Melânia Luz dos Santos faleceu no dia 21 de junho de 2016, aos 88 anos de idade, em São Paulo.

Já veterana, em gravação para a TV Globo no MorumBIS

Poucas pessoas souberam do episódio. A morte da pioneira foi lamentada, de início, e por alguns anos a seguir, apenas pelo seio familiar. Mesmo o Arquivo Histórico do Tricolor não tomou conhecimento do passamento da campeã, ainda que, alguns anos antes, a tivesse recebido, com familiares, no Estádio do MorumBIS, em ocasião da doação para a posteridade de inúmeros registros da trajetória esportiva de Melânia.

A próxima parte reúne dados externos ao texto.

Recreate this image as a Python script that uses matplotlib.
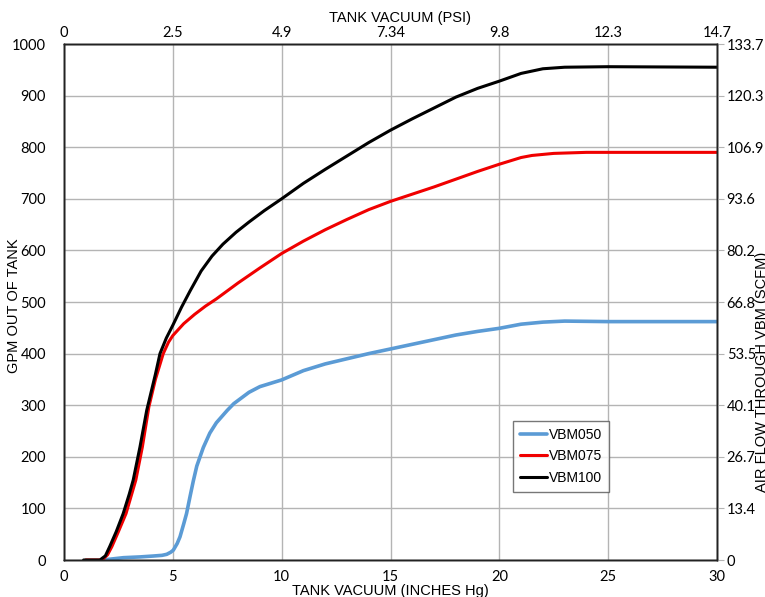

Registros estes, hoje aqui publicados.

Em junho de 2022, entrou para o Hall da Fama do Comitê Olímpico Brasileiro, integrando uma seleta lista com nomes como Paula e Hortência (basquete), Sandra Pires e Jaqueline Silva (vôlei de praia), Aida dos Santos e Adhemar Ferreira da Silva (atletismo), Fofão e José Roberto Guimarães (vôlei), Aurélio Miguel (judô) e tantas outras destacadas figuras do esporte nacional.

Em suma, Melânia Luz é, para todo o sempre, uma das maiores personalidades esportivas da história do São Paulo e do Brasil.